Leaving for Yue Today and Arriving Yesterday
Little is known about the ancient Chinese philosopher Huizi (or Hui Tzu, c. 300 BCE), but some of his paradoxes survive in the remoter chapters of the Zhuangzi. It's diverting to consider what reasoning might lie behind them. For example:
* I left for Yue today and arrived yesterday.
* I know the center of the world: It is north of Yen [in the north] and south of Yue [in the south].
* An egg has feathers.
* Wheels never touch the ground.
* No matter how swift the barbed arrow, there are times when it is neither moving nor at rest.
* Take a pole one foot long, cut away half of it every day, and at the end of ten thousand generations there will still be some left.
[Burton Watson, trans., except the first which is mine.]
The last two of these paradoxes are surprisingly close to Zero's famous paradoxes of motion in ancient Greece. (It is highly doubtful there was any influence.)
Consider the first of these: I left for Yue today and arrived yesterday. Is there any way to make sense of it?
Well, the following are plausible principles:
(a.) The last day you are in a locale is the day you left.
(b.) The first day you are in a locale is the day you arrived.
(c.) You are in a locale if at least 50% of your body is in that locale.

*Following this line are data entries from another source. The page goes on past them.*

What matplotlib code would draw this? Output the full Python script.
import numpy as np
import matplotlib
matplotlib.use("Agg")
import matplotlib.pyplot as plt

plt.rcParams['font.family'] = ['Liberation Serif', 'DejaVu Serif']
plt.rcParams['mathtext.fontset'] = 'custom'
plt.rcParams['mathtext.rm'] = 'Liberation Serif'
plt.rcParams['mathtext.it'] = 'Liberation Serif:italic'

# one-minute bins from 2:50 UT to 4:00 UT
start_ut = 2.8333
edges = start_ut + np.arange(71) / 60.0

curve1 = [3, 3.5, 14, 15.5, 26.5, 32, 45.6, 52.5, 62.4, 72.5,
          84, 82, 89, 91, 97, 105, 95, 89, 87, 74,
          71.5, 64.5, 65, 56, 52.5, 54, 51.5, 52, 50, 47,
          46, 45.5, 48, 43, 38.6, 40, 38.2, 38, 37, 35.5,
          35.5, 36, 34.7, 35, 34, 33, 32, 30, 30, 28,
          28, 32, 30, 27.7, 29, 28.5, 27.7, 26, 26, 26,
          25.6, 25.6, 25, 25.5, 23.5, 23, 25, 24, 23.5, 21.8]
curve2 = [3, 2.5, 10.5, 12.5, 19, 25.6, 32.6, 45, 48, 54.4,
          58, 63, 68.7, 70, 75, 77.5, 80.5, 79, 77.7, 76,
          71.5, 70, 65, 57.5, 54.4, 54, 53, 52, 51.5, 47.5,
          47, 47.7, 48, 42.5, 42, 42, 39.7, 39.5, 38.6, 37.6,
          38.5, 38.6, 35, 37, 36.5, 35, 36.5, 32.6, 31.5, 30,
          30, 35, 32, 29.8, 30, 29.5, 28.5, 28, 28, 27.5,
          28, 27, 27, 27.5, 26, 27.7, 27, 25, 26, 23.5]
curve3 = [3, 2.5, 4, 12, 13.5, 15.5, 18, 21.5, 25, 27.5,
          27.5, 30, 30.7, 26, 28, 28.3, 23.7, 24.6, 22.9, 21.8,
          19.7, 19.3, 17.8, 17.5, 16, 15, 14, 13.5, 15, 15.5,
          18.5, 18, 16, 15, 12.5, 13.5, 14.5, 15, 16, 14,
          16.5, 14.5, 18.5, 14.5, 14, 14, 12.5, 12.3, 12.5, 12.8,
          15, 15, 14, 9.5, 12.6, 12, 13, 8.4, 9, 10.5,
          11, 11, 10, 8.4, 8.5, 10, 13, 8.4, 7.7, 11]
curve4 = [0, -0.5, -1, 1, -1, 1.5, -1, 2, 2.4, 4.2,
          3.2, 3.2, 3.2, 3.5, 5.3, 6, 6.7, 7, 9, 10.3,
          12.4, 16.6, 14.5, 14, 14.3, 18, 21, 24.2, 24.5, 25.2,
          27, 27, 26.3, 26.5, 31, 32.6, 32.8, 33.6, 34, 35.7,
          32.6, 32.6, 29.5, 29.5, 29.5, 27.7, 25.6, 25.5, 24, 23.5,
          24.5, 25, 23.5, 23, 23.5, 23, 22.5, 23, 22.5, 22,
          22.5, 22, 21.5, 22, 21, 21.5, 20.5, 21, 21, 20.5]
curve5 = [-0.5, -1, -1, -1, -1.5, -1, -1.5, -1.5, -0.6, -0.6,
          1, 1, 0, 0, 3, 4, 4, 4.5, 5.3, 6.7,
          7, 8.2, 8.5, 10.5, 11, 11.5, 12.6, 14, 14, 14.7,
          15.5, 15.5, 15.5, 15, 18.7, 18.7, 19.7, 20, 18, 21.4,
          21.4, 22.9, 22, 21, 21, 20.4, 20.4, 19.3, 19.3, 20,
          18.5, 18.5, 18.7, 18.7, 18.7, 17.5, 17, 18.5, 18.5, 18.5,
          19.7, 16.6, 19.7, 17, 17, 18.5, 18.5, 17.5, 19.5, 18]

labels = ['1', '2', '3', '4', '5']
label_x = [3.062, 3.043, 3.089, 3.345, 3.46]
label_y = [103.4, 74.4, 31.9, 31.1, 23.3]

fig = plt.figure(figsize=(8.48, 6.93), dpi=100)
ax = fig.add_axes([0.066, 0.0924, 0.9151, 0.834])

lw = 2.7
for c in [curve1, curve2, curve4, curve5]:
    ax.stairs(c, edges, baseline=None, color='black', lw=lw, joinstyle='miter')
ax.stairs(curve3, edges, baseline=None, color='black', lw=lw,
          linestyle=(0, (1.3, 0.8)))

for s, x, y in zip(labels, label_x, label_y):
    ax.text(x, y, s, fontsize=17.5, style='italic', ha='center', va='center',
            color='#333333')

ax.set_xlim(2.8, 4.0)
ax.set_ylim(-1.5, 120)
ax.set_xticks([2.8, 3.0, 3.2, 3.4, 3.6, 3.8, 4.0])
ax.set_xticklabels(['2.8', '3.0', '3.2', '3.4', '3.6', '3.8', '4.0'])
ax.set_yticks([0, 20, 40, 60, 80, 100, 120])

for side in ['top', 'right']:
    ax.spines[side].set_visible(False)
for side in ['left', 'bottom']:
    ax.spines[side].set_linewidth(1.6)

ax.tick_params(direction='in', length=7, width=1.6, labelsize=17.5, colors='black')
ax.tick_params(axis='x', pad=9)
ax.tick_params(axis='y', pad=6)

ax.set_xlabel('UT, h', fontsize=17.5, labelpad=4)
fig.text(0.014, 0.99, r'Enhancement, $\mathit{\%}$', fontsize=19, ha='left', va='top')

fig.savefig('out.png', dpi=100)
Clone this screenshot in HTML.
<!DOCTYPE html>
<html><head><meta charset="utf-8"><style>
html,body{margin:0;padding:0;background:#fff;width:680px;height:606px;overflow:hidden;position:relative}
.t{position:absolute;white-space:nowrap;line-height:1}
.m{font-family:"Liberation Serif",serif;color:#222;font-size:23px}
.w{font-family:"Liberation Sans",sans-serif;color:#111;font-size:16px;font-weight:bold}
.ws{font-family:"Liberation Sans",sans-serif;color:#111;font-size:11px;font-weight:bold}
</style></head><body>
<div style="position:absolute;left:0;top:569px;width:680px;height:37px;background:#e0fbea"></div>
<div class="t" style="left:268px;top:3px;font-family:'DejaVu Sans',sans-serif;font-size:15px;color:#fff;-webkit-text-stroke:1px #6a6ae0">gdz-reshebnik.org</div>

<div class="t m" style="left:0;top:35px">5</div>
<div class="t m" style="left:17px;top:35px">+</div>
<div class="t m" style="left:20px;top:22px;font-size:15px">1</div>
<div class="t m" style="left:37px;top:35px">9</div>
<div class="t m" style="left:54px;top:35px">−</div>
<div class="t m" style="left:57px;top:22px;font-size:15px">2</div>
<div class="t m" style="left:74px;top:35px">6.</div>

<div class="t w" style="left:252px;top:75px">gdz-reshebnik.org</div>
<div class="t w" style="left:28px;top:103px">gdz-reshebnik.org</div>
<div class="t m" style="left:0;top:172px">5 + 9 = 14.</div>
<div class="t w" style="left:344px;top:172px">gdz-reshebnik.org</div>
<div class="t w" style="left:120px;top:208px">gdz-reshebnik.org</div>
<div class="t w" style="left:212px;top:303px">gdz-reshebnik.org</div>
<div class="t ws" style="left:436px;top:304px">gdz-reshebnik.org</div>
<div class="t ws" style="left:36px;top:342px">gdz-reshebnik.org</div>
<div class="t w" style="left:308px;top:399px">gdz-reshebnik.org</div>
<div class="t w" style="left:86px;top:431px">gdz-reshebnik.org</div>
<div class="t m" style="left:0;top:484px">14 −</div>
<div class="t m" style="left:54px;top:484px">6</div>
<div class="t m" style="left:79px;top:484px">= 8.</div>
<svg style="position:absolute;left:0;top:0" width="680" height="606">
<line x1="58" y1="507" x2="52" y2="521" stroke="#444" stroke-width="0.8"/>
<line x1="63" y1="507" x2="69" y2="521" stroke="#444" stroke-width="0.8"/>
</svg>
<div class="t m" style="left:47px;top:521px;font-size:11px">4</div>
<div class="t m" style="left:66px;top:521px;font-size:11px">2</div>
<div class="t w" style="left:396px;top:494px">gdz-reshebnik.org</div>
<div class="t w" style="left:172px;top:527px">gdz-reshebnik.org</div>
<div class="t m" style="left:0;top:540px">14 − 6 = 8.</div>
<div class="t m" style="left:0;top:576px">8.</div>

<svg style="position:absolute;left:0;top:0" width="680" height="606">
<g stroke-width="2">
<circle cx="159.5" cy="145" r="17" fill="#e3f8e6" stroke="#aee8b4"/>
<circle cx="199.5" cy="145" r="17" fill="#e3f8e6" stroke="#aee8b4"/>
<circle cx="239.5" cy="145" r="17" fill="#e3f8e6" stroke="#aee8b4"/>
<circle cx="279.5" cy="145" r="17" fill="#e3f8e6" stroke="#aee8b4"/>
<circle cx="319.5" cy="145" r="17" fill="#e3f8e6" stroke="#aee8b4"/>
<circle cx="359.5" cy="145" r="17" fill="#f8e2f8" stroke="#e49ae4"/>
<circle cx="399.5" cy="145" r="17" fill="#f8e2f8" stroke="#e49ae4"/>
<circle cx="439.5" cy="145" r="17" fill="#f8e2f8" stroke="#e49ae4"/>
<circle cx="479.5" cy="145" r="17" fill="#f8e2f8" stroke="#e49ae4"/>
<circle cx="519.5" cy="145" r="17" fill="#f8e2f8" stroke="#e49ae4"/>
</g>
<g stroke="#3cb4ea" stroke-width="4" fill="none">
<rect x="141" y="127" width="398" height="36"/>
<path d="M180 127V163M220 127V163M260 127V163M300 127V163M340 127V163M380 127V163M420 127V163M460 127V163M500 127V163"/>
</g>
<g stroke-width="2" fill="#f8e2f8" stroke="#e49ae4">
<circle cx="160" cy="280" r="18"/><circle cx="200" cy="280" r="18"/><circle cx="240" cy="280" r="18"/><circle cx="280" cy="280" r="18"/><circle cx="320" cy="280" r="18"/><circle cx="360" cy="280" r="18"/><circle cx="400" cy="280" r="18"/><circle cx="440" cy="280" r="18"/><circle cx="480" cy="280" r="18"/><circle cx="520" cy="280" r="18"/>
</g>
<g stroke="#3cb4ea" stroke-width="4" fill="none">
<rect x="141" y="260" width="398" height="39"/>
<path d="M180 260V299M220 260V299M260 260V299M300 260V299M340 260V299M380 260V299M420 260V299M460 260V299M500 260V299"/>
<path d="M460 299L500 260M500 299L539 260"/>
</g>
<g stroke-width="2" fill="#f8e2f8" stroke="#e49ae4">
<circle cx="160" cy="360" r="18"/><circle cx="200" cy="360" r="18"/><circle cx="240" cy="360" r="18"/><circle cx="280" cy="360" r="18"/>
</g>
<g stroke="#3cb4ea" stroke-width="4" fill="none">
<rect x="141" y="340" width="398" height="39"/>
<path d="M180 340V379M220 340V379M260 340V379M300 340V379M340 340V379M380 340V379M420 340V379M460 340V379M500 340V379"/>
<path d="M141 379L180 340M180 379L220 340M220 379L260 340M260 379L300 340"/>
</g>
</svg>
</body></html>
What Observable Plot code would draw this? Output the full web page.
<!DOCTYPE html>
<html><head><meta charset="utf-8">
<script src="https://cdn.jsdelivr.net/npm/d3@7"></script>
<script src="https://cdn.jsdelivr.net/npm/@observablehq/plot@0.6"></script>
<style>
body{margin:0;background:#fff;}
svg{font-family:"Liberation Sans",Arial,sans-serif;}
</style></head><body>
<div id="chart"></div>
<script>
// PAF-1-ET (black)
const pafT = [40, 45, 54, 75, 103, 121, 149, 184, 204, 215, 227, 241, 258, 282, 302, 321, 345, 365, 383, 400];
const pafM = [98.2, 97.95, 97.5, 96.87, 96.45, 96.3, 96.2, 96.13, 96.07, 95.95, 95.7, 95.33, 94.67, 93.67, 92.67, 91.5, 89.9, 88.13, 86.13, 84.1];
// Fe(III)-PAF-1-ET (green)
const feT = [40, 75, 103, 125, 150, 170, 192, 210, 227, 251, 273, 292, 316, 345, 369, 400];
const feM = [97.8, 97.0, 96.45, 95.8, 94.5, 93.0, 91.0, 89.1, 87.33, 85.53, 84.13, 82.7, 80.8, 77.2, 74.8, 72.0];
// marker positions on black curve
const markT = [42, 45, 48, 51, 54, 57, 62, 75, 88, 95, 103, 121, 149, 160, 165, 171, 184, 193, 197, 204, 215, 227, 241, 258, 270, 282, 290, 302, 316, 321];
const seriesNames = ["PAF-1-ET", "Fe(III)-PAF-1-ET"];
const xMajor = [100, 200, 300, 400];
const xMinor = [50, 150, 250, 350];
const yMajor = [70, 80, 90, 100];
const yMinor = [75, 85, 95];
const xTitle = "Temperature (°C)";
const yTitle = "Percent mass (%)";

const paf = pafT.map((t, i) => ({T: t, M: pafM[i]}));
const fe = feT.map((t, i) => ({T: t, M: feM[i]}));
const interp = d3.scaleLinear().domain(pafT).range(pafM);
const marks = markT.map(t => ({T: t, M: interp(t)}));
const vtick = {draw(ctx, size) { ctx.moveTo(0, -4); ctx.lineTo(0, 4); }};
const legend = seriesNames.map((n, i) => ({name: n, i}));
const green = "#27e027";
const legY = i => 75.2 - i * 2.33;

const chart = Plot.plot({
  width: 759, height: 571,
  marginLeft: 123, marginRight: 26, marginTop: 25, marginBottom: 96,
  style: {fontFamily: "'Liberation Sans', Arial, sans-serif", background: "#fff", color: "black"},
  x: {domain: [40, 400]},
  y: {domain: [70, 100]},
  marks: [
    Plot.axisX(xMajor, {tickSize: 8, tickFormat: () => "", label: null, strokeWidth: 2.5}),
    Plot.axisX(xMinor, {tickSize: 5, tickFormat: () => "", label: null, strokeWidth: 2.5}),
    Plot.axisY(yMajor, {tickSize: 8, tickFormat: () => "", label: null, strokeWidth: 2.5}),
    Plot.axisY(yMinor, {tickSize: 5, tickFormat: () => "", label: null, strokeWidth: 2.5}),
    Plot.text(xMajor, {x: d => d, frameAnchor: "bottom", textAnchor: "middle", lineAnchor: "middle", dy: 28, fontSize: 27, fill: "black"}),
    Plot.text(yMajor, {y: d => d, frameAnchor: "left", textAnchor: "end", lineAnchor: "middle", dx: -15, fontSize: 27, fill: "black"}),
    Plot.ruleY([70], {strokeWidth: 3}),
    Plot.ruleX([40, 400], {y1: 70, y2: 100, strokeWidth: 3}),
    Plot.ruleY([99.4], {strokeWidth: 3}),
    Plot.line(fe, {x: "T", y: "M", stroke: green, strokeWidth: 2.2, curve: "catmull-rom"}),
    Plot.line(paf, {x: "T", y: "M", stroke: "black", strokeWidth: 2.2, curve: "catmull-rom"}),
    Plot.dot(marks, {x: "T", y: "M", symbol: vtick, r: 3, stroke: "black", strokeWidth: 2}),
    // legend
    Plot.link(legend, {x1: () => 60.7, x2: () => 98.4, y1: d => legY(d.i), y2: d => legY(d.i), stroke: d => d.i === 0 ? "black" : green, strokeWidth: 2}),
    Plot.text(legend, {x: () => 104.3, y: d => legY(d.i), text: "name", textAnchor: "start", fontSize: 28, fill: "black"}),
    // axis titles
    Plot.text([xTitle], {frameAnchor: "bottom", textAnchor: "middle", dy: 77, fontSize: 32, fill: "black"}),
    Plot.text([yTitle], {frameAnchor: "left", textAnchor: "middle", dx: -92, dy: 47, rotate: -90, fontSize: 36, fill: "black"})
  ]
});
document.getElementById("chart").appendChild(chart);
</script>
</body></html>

Now suppose I crossed over the border of Yue at exactly midnight, so that 50% of my body was in my home state at that instant and 50% was in Yue at that instant. It follows from (c) that:
(d.) I was in my home state both yesterday and today.
(e.) I was in Yue both yesterday and today.
By (a) and (d), I left for Yue today. However, by (b) and (e), I arrived yesterday.